▶ [Listed records]
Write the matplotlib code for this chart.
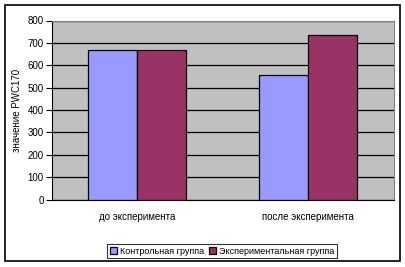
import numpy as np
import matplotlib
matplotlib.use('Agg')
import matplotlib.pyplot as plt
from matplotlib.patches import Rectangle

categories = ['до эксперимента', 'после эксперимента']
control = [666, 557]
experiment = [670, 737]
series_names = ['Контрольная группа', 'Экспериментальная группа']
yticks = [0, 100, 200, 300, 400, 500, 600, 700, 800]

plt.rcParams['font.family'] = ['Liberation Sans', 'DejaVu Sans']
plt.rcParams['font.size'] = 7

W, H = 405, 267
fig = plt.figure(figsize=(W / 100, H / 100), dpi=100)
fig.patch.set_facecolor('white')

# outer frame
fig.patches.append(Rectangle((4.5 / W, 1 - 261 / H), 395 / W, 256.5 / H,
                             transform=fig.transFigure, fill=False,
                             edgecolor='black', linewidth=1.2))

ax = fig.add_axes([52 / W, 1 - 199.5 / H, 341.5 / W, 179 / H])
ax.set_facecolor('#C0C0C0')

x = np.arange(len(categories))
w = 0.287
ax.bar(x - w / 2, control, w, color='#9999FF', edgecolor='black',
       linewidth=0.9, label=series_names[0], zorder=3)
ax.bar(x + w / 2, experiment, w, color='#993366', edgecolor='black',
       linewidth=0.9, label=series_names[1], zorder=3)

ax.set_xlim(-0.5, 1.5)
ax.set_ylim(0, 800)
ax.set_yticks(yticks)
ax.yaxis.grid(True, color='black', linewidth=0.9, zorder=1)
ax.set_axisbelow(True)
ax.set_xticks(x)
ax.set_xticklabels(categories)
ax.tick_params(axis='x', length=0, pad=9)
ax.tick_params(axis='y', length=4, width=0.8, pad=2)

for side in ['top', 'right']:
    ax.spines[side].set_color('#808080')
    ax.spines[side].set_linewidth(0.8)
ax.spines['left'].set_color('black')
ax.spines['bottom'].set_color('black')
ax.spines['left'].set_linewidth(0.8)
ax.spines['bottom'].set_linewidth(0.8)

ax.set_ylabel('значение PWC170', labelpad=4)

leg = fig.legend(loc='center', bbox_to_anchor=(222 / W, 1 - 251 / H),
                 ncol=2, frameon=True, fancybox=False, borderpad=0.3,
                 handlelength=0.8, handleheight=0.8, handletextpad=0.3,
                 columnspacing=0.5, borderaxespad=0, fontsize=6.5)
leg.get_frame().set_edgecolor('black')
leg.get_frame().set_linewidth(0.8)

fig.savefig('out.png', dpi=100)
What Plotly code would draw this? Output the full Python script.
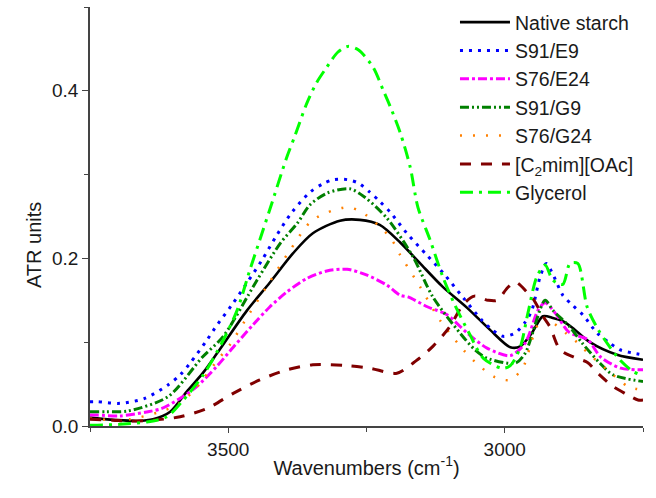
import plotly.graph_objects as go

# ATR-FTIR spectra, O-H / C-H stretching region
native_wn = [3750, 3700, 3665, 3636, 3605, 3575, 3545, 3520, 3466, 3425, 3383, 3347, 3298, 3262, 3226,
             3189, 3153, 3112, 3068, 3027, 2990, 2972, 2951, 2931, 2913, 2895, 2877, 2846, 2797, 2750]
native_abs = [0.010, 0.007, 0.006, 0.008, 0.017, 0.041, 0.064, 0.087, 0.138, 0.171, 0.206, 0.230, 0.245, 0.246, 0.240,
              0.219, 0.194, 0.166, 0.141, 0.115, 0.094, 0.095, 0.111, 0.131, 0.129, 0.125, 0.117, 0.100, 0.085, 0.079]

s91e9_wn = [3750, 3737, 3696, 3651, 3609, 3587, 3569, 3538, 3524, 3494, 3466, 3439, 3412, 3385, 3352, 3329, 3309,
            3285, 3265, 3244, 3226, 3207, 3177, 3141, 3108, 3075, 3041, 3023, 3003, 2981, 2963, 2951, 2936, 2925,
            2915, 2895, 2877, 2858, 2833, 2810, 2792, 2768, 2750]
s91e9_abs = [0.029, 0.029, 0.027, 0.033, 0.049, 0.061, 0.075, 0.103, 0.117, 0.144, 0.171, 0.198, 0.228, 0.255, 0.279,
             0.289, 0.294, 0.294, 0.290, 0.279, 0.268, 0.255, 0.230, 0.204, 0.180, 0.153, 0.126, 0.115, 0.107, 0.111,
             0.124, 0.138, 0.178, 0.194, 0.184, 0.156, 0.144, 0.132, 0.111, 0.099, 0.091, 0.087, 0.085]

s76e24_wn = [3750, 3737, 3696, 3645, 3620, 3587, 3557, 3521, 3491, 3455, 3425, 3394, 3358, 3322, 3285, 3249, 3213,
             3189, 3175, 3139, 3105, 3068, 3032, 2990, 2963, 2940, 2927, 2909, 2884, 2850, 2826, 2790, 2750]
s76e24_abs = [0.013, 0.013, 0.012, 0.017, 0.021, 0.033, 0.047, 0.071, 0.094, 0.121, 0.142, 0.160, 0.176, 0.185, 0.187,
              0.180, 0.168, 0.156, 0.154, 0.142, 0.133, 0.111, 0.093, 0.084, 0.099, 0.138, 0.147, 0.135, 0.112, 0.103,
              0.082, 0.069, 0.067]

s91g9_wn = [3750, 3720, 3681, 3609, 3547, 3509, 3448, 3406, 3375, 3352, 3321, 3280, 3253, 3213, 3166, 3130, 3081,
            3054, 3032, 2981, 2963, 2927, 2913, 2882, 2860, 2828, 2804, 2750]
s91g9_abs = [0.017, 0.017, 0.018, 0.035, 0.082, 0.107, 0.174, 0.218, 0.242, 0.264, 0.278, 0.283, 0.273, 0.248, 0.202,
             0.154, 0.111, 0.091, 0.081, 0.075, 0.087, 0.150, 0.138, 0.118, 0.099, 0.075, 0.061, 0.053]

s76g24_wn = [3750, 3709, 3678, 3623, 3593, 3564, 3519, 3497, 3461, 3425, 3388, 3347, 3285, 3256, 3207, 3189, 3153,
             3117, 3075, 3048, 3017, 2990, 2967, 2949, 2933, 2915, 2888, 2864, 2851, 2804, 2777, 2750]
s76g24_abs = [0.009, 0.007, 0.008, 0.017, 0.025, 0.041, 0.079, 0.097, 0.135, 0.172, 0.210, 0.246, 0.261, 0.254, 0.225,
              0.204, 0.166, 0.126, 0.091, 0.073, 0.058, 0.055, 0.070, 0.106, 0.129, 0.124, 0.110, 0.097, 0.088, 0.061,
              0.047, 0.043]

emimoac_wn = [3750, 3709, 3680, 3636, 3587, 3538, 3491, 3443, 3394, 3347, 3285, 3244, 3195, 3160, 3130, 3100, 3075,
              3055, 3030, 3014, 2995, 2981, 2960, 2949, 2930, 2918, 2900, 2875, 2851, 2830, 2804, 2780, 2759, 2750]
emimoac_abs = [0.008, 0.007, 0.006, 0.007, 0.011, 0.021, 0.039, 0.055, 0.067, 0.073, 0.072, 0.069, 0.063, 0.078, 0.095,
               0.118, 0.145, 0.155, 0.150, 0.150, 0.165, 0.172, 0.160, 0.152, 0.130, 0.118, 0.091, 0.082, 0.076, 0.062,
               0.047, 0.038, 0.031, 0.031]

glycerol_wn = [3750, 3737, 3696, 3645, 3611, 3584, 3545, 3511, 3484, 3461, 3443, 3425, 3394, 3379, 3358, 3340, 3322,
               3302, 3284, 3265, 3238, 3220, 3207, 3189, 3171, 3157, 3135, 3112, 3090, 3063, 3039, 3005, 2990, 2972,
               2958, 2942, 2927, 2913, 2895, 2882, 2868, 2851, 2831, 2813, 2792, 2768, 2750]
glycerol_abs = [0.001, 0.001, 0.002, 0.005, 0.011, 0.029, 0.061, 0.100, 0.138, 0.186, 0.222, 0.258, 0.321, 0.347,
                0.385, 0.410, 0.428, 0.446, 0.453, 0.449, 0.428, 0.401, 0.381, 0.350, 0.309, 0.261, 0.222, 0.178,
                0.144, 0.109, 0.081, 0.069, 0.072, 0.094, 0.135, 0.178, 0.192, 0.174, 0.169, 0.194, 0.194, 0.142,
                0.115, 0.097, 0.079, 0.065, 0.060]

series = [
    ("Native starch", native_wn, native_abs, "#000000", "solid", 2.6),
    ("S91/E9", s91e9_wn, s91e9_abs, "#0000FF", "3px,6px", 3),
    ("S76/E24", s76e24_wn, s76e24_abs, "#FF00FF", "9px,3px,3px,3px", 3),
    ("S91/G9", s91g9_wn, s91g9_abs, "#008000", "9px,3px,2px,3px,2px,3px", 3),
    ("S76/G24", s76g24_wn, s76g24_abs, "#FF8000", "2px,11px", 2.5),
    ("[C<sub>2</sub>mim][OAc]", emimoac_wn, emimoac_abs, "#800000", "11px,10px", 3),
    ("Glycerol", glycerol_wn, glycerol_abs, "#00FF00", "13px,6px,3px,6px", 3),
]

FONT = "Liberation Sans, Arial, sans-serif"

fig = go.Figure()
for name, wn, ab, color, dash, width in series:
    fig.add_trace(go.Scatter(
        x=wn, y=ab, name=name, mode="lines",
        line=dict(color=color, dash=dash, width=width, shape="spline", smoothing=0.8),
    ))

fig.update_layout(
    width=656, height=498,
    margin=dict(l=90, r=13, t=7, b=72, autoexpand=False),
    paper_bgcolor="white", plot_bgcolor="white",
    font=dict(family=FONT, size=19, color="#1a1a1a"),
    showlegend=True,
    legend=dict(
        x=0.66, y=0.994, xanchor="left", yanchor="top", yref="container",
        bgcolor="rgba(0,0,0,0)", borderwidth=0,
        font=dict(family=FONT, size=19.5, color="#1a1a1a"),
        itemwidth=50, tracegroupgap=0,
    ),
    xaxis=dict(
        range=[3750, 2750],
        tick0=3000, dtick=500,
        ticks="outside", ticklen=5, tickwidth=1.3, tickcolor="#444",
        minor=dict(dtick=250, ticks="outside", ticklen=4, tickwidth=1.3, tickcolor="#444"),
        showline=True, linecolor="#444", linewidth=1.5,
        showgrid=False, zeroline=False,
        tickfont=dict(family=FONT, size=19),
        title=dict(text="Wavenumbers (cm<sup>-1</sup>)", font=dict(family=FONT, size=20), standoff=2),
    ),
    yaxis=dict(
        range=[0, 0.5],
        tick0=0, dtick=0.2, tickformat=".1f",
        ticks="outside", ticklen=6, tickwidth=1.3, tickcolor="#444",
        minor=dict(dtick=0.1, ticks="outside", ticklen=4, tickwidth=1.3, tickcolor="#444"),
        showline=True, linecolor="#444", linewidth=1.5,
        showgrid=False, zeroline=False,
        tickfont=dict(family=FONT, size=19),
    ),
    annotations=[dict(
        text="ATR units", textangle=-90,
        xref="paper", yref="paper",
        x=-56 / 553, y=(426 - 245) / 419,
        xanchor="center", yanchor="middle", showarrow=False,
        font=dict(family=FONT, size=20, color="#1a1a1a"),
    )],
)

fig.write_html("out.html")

▶ [What you need to do]
Skip the pictures. Restate exactly the lines from the start of the entries through the line containing "yticks = [0, 100, 200, 300, 400, 500, 600, 700, 800]", both ends included.

▶ [Expected answer]
Write the matplotlib code for this chart.
import numpy as np
import matplotlib
matplotlib.use('Agg')
import matplotlib.pyplot as plt
from matplotlib.patches import Rectangle

categories = ['до эксперимента', 'после эксперимента']
control = [666, 557]
experiment = [670, 737]
series_names = ['Контрольная группа', 'Экспериментальная группа']
yticks = [0, 100, 200, 300, 400, 500, 600, 700, 800]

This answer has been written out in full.